Except even if the majority DOES adopt this model:
that will make repairing old hardware more profitable, so supply will rise to meet demand at least a bit (and is also objectively a good thing)
a lot of old hardware isn’t compatible with Win11+ and unless Microsoft is visited by the Three Ghosts of Software or the long-anticipated Year Of The Linux Desktop arrives, so that’s one moat you can take advantage of (I assume you, a Lemmy user, are more likely to try Linux than an average person would, or are using it already)
if the price still goes up, manufacturers will step in to take advantage
at some point, the new slop business model won’t have enough customers to sustain itself
I think the “patient gamer” model could be the way through don’t buy new shit and encourage your friends to play older games too. Hardware can be not great and the games are cheap.
How long is that going to work though? Today’s slop is not going to unslop in 5 years, and it seems like every big name game publisher is exclusively doing slop now. Especially the optimization issue won’t go away, and it looks like the times where you could just wait for a generation or two of more powerful hardware are over, too - hardware might be getting more powerful, but the performance per dollar isn’t improving because the performance is only improving incrementally and I don’t see hardware prices going down to what was normal pre-Covid.
Still plenty of indie devs making good games. Really, you could just work through all the good games made up to this point and be fine for the rest of your life.
Otoh, if what you really care about is the social connection you get from playing games and talking about them with other people, you can just take up gardening or community service or pole dancing to get that.
Theoretically, we could see the PC gaming market come to resemble that of eastern Europe in the past, where everybody has very minimal or outdated hardware and the indie scene builds games with this in mind.
That’s pretty dire, but I prefer it over cloud subscriptions becoming the norm for gaming and other compute heavy tasks.
You have to understand the capitalism, it is doing slop because slop is what sells to people
You will need to shift your monies away from big name game publishers to smaller ones that make content that you prefer thereby encouraging them to make more non-slop
But I’ve been saying it for years even before AI, call of duty 29 and fifa 56 etc are all cash cows
There is no incentive to improve if what you’re doing works
I have enough unplayed games for years. And I haven’t even bought all games that interest me on my wishlist.
So to answer your question: I think it will work long enough till AI either implodes or is big enough that the state forces you to connect your brain implant to it.
We’ll just mod the old games.
There are options that don’t involve buying.
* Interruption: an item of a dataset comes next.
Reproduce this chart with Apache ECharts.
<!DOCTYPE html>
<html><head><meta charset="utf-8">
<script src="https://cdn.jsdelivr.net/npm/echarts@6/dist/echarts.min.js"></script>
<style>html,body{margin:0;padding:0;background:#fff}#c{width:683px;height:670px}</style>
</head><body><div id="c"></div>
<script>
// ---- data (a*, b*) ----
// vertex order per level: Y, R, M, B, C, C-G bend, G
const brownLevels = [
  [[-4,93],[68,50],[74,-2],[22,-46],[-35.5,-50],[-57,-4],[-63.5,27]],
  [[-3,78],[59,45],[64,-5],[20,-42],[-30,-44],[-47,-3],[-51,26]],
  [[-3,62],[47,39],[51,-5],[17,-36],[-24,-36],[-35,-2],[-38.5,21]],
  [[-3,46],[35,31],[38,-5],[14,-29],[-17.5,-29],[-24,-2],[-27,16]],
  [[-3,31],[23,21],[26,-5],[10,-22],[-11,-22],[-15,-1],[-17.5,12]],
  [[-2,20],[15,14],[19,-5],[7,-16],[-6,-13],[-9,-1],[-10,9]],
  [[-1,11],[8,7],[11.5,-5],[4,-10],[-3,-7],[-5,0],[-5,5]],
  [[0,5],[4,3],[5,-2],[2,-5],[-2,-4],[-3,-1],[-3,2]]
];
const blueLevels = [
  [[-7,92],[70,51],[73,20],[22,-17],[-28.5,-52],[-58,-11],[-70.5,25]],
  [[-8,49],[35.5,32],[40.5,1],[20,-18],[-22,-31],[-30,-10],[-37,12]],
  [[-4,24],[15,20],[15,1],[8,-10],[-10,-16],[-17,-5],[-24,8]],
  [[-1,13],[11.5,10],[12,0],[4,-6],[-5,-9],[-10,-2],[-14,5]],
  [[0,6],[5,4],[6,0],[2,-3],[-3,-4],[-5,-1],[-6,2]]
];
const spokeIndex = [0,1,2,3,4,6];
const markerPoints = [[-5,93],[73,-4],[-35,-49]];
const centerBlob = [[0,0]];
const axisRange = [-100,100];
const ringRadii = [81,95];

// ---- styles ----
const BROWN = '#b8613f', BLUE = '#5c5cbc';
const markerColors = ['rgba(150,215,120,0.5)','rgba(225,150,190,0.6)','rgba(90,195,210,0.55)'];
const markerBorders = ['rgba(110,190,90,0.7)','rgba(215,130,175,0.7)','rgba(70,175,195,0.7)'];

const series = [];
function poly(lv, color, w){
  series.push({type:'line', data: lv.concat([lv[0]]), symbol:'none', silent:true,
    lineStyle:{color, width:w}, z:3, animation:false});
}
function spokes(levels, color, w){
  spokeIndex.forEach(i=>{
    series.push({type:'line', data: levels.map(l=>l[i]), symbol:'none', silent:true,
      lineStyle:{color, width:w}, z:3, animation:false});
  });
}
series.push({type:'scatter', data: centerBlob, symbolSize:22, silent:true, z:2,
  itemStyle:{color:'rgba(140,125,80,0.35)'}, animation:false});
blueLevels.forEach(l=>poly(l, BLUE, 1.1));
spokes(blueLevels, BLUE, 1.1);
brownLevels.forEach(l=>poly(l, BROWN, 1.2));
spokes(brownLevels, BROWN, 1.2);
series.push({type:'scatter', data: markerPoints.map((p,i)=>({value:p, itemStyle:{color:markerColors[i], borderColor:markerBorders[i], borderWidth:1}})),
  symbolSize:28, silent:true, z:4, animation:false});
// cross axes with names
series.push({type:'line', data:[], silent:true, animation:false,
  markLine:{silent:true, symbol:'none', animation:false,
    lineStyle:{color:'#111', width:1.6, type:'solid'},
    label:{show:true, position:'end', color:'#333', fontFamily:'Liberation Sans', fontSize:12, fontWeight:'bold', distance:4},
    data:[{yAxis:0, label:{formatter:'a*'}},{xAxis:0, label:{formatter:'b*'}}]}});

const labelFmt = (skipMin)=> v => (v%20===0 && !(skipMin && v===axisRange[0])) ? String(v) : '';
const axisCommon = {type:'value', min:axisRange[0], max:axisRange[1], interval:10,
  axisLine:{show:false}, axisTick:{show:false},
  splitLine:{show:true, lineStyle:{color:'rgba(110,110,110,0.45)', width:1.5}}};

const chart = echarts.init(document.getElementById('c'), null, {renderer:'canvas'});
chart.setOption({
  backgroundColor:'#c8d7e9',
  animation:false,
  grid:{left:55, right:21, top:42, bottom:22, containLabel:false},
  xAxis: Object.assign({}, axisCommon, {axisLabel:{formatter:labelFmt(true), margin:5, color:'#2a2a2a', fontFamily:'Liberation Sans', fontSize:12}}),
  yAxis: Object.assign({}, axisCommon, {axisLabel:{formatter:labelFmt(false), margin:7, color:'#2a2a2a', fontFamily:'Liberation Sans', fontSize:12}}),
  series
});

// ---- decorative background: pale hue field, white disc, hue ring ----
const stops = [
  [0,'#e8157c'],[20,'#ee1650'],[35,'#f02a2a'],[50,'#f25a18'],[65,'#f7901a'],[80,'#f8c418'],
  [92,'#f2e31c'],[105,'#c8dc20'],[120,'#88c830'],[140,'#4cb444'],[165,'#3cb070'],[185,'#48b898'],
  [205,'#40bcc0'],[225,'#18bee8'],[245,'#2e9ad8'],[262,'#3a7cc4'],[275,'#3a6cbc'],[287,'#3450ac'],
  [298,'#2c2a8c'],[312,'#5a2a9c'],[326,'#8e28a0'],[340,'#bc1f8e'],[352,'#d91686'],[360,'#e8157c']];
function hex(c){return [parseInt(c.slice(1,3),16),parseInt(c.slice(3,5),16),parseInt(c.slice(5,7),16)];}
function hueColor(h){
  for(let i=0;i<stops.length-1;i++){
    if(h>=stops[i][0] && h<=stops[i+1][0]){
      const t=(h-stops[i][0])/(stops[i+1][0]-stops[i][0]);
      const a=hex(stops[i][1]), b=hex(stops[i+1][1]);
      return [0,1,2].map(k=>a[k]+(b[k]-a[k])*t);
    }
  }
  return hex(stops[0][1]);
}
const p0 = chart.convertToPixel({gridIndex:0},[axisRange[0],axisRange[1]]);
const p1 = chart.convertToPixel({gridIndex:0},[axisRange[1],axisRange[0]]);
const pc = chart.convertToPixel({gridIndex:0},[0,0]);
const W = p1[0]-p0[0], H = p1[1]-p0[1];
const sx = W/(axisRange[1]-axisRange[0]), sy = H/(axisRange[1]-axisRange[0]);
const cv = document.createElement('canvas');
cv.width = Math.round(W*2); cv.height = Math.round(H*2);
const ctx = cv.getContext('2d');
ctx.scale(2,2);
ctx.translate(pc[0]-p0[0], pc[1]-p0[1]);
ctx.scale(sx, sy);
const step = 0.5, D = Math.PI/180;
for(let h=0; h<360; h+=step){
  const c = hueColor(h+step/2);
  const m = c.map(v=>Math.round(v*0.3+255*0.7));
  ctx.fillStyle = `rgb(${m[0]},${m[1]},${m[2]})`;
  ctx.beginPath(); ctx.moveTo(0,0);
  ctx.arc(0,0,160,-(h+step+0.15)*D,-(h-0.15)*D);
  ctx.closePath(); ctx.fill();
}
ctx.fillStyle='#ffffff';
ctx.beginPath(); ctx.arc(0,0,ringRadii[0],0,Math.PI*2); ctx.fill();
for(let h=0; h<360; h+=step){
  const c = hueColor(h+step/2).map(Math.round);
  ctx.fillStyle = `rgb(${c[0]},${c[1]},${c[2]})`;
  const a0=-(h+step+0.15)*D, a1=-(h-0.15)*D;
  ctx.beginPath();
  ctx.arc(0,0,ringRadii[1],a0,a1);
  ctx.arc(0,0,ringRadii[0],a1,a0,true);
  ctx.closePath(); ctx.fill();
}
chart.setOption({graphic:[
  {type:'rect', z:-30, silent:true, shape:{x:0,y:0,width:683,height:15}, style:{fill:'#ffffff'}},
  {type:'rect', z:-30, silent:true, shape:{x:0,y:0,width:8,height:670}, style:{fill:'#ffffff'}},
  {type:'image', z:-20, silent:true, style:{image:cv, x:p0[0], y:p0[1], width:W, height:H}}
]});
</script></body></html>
Open source games exist.
I’m talking about the hardware. “not buying” that and getting away with it is quite a bit harder than for software.
Cheaper hardware also exists, raspberry pi can run loads of games. Could even run old flash games on it.
Pis (Pi’s? Pi-s?) are cool, but it seems like overkill in this case. A second-hand thinkpad should be accessible enough, both cost-wise and difficulty-wise.
Yeah that also works. Still want to make a briefcase pi some day. Power everything by USB and stick a few powerbanks in there so it would run for days. It’s also easier to fix any broken part compared to a laptop. Made with some padding and it should be reasonably impact resistant too.
Oh yeah, that sounds awesome. Kinda like something out of a spy movie or something.
Which games are slop nowadays?
That only works if you already own the hardware and/or the majority does NOT do that model. The moment most people jump on board, the cost of old hardware will skyrocket too.